- _What is asked_
Retype the stretch of lines that starts at the line containing "Generate a Python" and ends at the line containing "import pandas as pd", inclusive. Do not include pictures.

- _Data in this exercise_
========================
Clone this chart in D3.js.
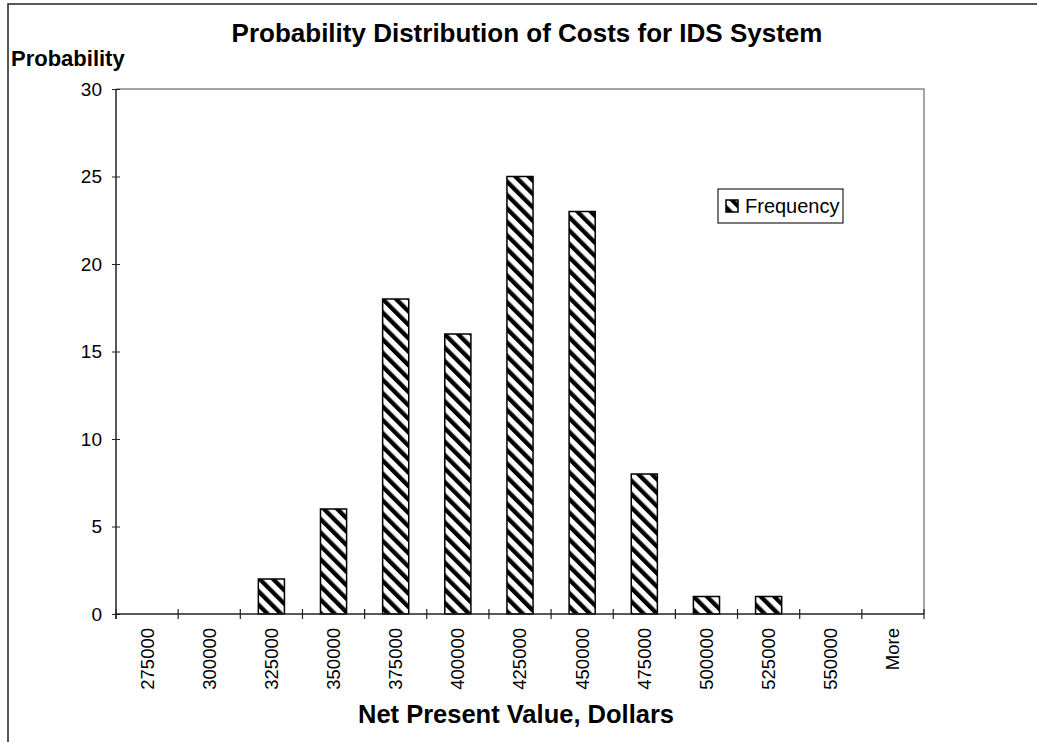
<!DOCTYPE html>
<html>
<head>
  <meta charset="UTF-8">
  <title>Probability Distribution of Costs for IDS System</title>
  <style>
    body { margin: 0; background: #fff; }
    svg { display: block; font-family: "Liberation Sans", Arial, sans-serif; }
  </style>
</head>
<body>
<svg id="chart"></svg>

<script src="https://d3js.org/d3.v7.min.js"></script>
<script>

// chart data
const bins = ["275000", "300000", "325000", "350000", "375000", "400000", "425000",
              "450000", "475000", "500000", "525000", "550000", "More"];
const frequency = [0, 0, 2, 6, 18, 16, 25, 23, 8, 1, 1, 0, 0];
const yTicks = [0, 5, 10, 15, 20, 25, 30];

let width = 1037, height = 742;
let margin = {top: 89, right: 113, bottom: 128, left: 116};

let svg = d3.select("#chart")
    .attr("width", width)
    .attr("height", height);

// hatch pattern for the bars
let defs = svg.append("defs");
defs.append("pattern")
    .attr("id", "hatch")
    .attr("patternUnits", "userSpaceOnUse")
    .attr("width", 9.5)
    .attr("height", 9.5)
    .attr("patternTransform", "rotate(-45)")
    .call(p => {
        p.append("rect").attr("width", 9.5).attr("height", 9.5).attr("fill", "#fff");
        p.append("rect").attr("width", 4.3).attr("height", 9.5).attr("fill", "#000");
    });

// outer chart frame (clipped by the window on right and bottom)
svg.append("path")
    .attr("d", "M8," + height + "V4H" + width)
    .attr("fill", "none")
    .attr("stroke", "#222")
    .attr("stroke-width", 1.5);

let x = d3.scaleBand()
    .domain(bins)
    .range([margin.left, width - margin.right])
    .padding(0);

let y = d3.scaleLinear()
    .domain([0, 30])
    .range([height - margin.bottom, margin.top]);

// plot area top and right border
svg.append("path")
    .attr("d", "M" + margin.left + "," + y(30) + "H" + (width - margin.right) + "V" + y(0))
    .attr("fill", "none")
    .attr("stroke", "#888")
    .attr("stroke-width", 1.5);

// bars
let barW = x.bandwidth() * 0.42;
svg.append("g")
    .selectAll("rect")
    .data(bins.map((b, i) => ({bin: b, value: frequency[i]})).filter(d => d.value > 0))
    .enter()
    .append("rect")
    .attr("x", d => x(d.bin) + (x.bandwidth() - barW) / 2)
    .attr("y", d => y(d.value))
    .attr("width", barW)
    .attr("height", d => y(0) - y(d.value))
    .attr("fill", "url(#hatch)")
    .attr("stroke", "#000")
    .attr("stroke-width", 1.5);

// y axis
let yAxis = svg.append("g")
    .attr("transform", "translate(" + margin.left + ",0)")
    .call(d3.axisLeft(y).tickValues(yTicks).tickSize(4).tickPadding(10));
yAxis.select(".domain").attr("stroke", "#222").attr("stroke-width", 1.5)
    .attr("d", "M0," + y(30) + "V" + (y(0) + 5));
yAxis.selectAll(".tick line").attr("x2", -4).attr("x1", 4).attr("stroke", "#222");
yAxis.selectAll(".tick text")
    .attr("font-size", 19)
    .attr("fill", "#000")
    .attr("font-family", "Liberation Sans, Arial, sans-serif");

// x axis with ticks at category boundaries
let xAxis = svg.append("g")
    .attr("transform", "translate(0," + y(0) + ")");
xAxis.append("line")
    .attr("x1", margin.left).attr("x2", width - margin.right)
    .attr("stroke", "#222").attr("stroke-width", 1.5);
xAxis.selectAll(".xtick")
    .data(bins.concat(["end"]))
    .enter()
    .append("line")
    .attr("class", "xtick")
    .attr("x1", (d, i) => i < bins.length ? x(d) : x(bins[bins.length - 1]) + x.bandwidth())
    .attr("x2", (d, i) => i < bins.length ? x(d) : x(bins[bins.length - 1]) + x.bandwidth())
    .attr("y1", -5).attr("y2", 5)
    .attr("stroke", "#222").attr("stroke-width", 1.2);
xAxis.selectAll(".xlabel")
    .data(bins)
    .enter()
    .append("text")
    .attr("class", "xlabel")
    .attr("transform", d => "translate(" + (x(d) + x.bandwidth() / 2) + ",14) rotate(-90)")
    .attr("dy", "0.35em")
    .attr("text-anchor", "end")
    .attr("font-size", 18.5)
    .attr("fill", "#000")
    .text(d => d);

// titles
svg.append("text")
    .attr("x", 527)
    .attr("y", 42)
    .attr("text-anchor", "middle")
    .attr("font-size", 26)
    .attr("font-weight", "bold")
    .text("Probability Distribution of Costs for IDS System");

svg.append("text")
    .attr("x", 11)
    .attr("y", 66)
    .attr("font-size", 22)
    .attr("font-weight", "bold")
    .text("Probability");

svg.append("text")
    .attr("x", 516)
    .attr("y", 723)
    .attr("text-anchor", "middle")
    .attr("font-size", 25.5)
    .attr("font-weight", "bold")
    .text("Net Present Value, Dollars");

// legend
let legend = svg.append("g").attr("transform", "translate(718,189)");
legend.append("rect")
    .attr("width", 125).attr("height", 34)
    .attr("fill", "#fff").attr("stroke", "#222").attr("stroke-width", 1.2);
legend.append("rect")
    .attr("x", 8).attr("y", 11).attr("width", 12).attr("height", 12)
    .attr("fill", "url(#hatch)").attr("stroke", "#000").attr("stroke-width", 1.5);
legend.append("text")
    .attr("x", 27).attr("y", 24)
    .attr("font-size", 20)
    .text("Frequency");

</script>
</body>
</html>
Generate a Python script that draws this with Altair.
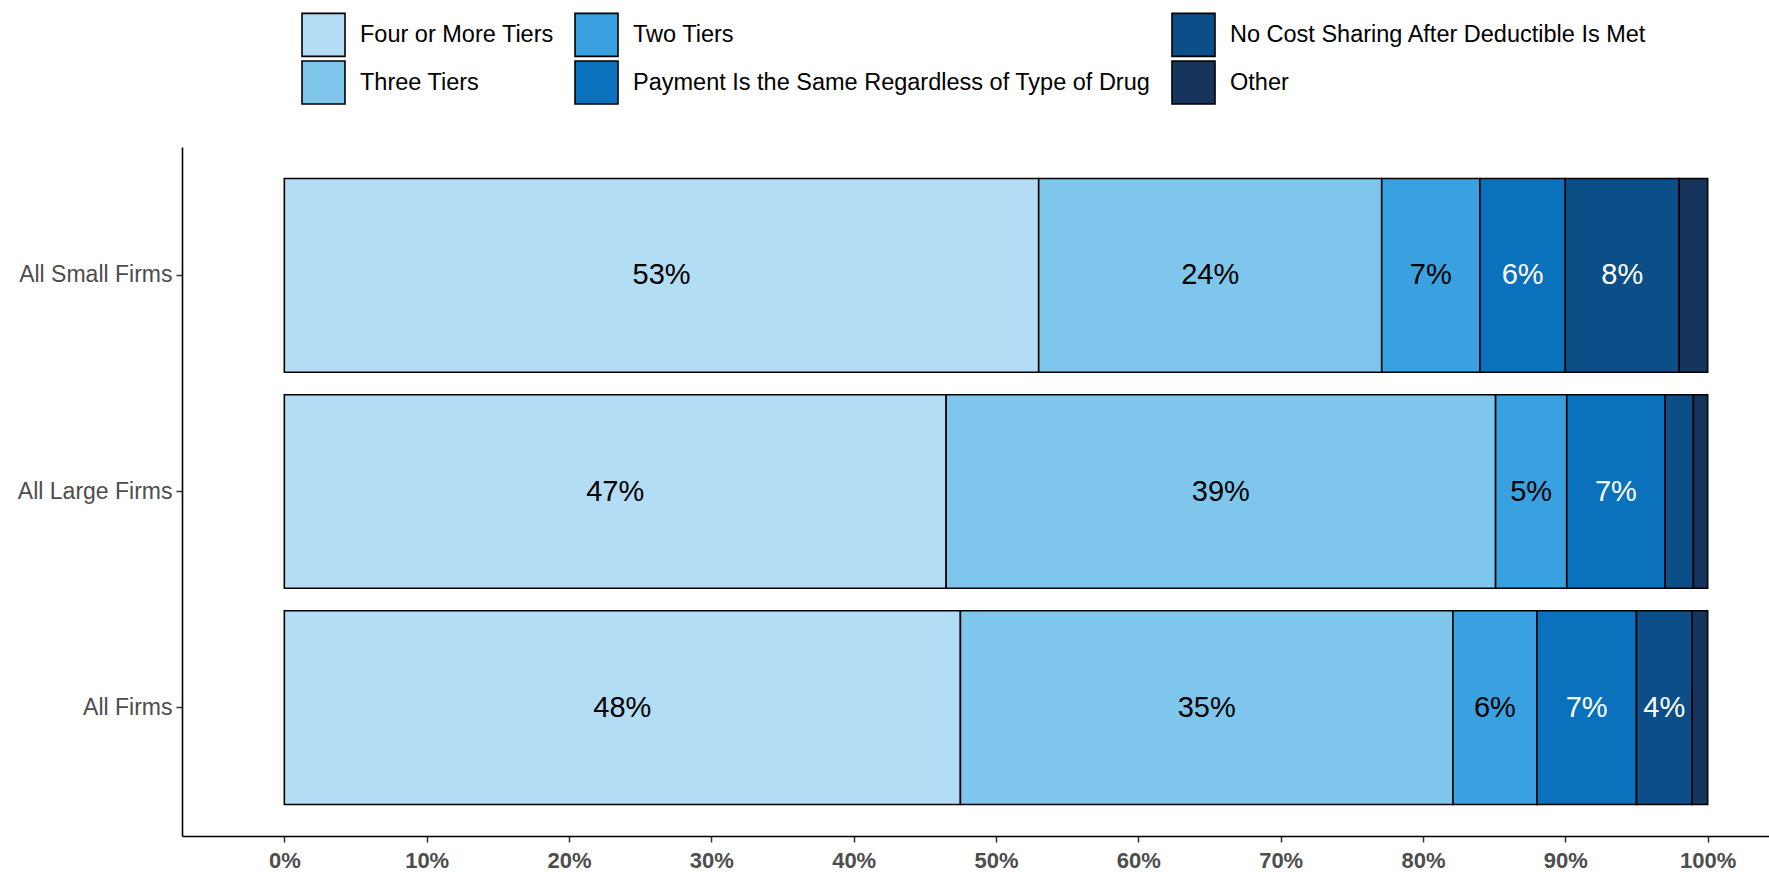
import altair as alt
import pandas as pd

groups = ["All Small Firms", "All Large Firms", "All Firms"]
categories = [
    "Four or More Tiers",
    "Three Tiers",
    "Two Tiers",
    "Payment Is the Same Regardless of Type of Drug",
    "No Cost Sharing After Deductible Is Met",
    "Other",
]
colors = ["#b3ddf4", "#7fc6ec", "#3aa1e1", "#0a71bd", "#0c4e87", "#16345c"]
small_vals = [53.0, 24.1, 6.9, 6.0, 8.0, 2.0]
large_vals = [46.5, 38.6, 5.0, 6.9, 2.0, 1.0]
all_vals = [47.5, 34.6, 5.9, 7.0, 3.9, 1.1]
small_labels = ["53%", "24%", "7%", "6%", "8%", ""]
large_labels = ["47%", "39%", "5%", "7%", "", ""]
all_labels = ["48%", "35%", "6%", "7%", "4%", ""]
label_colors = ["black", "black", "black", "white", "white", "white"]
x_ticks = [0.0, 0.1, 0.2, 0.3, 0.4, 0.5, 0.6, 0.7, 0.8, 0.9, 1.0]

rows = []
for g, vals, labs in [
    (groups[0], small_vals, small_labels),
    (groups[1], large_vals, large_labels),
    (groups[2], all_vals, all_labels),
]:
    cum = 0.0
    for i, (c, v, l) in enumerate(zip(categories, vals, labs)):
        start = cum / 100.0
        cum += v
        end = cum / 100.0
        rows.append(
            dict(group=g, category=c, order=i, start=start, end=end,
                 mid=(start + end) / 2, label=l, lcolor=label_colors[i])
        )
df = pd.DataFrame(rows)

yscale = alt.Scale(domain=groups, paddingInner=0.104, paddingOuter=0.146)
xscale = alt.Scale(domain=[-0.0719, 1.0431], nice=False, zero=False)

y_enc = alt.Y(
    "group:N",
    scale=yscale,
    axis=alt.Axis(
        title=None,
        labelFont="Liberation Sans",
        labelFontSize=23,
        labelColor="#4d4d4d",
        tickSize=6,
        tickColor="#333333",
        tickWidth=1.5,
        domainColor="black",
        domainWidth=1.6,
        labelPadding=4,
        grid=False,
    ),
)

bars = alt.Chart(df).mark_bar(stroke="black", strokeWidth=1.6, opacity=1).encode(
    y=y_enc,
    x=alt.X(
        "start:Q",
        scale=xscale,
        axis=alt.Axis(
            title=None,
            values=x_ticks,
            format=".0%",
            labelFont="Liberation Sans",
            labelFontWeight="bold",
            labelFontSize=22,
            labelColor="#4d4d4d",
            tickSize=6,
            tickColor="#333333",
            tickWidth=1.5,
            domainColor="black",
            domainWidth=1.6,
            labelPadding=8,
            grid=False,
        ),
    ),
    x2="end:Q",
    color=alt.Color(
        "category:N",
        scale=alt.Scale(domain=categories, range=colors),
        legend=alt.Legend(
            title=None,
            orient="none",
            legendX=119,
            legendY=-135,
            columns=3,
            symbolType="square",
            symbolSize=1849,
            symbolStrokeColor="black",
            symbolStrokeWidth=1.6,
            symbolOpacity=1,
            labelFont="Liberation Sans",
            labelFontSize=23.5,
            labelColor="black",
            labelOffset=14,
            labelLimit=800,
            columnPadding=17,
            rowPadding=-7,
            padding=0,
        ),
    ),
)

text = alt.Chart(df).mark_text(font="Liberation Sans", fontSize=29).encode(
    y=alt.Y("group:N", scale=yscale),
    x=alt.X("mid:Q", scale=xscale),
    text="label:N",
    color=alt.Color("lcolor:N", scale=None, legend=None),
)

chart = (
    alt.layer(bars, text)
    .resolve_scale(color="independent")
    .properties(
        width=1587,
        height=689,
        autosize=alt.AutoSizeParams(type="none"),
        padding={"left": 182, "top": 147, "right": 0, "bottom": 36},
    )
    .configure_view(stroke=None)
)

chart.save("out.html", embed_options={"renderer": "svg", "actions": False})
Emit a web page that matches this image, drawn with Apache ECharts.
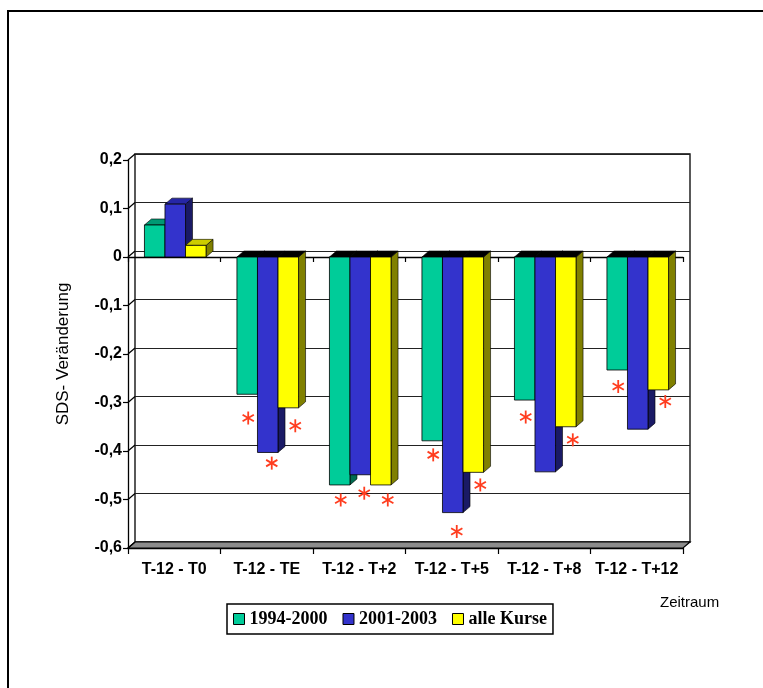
========================
- _Task answer_
Generate a Python script that draws this with Altair.
import altair as alt
import pandas as pd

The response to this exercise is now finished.